Cellini and Claudia Goldin of Harvard University have estimated, based on a sample of five states, that about 670,000 students attend for-profit educational institutions that do not receive federal money and therefore aren’t subject to scrutiny from the Education Department.

Providers that want to issue degrees -- regardless of whether they are accredited -- must seek regulatory approval under the laws of all 50 states. But experts said non-degree-granting institutions like Trump University can sometimes fall into murkier territory.

Trump’s operation, for instance, appears to have been less of a traditional school or job training program than an opportunity to hear and seek advice from purported experts in real-estate investing and business.

States often decide to regulate an entity as an educational provider based on whether or not it is training students for skills needed for a job or enrollment at another institution, according to Alan Contreras, the former head of Oregon’s Office of Degree Authorization.

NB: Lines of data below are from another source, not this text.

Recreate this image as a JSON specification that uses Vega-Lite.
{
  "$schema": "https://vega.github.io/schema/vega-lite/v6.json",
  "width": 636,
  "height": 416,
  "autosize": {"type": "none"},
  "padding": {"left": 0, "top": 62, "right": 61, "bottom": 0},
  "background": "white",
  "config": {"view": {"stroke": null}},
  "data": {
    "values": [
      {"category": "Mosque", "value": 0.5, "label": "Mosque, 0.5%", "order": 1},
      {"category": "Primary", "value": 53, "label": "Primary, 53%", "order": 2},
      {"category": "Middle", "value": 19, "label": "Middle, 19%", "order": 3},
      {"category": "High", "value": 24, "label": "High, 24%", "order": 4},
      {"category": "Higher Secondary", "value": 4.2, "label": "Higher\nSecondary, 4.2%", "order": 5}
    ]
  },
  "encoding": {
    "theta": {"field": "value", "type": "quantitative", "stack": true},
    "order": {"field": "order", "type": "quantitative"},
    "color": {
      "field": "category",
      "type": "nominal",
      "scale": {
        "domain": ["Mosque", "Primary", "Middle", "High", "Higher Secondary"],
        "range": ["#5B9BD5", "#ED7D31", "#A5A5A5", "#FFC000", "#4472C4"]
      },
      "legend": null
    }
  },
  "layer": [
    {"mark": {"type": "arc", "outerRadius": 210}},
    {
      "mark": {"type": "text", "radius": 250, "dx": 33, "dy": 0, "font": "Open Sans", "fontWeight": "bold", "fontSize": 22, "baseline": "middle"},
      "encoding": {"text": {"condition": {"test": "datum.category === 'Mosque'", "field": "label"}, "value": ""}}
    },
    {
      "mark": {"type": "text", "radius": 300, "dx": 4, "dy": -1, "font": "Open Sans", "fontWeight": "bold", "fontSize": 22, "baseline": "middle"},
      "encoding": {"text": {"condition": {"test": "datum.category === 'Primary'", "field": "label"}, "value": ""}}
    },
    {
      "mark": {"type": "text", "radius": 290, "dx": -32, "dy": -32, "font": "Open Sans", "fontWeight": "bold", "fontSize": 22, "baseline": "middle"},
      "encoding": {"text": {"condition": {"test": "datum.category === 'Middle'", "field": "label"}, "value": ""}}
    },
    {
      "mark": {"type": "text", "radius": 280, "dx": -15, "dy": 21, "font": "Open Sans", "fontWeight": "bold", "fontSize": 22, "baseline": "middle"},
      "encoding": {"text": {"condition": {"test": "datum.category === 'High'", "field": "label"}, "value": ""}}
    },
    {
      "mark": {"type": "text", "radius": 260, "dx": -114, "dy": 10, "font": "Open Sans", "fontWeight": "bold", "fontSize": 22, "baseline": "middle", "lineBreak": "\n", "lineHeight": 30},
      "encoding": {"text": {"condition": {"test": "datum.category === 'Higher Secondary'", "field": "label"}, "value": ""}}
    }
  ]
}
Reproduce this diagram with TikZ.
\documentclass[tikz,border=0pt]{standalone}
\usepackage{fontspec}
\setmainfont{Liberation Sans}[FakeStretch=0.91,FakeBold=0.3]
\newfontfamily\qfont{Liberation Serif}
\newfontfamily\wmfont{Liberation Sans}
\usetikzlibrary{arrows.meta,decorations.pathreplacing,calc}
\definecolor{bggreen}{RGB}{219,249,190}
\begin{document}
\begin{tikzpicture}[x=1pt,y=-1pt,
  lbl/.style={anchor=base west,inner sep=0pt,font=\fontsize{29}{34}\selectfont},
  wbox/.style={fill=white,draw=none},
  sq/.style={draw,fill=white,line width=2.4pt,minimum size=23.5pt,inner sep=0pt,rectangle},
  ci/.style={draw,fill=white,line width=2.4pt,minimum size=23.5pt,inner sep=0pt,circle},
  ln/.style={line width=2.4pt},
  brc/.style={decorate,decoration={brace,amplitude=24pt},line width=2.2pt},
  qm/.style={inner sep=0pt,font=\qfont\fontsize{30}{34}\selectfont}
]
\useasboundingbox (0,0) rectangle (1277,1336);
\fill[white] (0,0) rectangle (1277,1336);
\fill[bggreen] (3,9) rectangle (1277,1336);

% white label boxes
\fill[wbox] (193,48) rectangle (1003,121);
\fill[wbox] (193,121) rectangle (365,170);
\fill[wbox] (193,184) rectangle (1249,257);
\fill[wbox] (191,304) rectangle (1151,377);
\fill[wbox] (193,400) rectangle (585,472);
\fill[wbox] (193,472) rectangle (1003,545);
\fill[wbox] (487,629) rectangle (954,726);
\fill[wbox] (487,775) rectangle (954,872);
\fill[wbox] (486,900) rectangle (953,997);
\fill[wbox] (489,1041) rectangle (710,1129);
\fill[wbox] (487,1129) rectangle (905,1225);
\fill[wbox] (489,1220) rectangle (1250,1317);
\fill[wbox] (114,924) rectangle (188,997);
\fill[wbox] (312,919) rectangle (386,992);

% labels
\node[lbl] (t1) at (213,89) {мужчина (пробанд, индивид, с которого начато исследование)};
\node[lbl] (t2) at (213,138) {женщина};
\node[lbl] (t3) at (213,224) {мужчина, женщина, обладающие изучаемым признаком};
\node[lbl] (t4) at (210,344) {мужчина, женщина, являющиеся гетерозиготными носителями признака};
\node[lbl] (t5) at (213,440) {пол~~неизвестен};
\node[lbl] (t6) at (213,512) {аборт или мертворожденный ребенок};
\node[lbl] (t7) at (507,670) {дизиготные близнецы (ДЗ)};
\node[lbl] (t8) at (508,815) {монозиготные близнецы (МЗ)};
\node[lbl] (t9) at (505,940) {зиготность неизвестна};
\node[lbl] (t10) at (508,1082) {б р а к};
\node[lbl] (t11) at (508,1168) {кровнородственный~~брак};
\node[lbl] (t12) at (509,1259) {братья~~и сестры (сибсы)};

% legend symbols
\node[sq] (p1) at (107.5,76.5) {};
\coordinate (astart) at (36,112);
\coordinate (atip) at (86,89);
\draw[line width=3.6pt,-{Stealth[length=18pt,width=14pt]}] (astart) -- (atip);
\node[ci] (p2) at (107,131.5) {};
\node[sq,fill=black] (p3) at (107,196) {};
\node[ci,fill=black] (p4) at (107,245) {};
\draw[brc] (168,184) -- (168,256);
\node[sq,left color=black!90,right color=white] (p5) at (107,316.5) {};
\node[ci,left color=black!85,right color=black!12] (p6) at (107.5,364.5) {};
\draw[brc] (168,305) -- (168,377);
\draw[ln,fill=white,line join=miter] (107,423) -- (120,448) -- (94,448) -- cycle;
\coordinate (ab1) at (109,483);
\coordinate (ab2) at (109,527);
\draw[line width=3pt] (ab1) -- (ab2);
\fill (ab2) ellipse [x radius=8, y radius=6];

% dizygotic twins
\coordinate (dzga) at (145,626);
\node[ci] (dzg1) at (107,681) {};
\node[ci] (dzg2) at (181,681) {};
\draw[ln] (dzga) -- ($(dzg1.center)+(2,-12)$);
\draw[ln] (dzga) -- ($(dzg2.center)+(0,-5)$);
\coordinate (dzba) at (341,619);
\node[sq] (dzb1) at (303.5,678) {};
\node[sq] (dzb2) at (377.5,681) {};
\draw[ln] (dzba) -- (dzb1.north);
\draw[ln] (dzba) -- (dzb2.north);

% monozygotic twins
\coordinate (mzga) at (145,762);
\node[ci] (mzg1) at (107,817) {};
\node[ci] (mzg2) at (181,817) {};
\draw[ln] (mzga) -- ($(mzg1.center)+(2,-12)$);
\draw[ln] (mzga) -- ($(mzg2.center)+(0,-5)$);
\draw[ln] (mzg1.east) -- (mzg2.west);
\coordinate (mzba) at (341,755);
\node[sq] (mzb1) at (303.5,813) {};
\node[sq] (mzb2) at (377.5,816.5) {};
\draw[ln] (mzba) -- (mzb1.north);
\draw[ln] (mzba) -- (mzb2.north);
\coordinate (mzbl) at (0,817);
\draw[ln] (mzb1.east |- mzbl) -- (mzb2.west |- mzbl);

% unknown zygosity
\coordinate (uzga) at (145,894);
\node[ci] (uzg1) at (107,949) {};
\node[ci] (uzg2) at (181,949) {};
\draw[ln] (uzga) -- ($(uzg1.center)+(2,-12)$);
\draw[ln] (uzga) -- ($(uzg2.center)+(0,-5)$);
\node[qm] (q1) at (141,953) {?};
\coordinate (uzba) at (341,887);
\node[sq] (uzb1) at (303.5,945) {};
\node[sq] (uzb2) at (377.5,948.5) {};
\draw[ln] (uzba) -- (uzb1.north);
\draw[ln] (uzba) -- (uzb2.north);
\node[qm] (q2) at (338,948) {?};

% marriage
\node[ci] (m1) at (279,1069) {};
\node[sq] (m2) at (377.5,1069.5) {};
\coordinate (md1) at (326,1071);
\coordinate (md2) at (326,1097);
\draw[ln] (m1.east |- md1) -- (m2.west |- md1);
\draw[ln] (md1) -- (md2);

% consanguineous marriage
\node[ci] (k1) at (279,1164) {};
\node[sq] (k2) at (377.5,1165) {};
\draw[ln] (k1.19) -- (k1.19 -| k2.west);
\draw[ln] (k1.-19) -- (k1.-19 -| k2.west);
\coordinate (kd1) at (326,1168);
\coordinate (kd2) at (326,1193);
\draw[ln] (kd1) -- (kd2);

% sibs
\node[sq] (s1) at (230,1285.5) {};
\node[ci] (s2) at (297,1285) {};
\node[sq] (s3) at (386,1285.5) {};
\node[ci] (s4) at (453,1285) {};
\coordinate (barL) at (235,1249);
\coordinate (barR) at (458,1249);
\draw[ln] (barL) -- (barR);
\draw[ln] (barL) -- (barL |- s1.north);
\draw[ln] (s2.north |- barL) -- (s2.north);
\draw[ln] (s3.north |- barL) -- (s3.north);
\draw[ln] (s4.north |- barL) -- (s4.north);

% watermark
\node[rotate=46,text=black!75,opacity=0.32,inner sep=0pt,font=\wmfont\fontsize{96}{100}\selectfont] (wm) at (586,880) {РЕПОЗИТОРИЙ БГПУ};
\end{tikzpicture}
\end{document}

For example, he said, most states wouldn’t regulate someone charging for lessons on bird-watching as being an educational provider. “But if you’re charging someone money and saying that you are preparing them for the workforce, that’s different.”

The issue of defining educational offerings under state laws has come up with the recent slew of companies that offer in-person -- and sometimes online -- classes on computer coding and other technology-related skills. California regulators in 2014 sent letters warning such coding academies -- which also are non-degree-granting institutions -- that they needed to apply for state recognition or else could not operate there.

In the case of Trump’s operation, a New York state judge ruled in 2014 that the company had operated illegally by not meeting state licensing requirements for education providers. The ruling was part of an ongoing lawsuit brought by New York Attorney General Eric Schneiderman, which also alleges that the company made false and deceptive claims to students.

Trump had earlier, in 2010, changed the name of his school to the Trump Entrepreneur Initiative, at the insistence of New York education regulators, who said it was misleading and illegal for the company to call itself a university.

The case of Trump University “feels more like a consumer protection issue than an education issue,” said George Gollin, a professor of physics at the University of Illinois at Urbana-Champaign, who is an expert on diploma and degree mills. “It really falls more along the line of: Is this a business offering a product and then misrepresenting the validity or the quality of the product?”

That question will be answered in the remaining parts of the New York attorney general’s lawsuit as well as two class-action lawsuits against the school that remain pending in two states.

Trump, for his part, has dismissed the significance of those pending legal cases, claiming that Schneiderman’s lawsuit against him was politically motivated and accusing the judge in that case of being biased because he is Hispanic.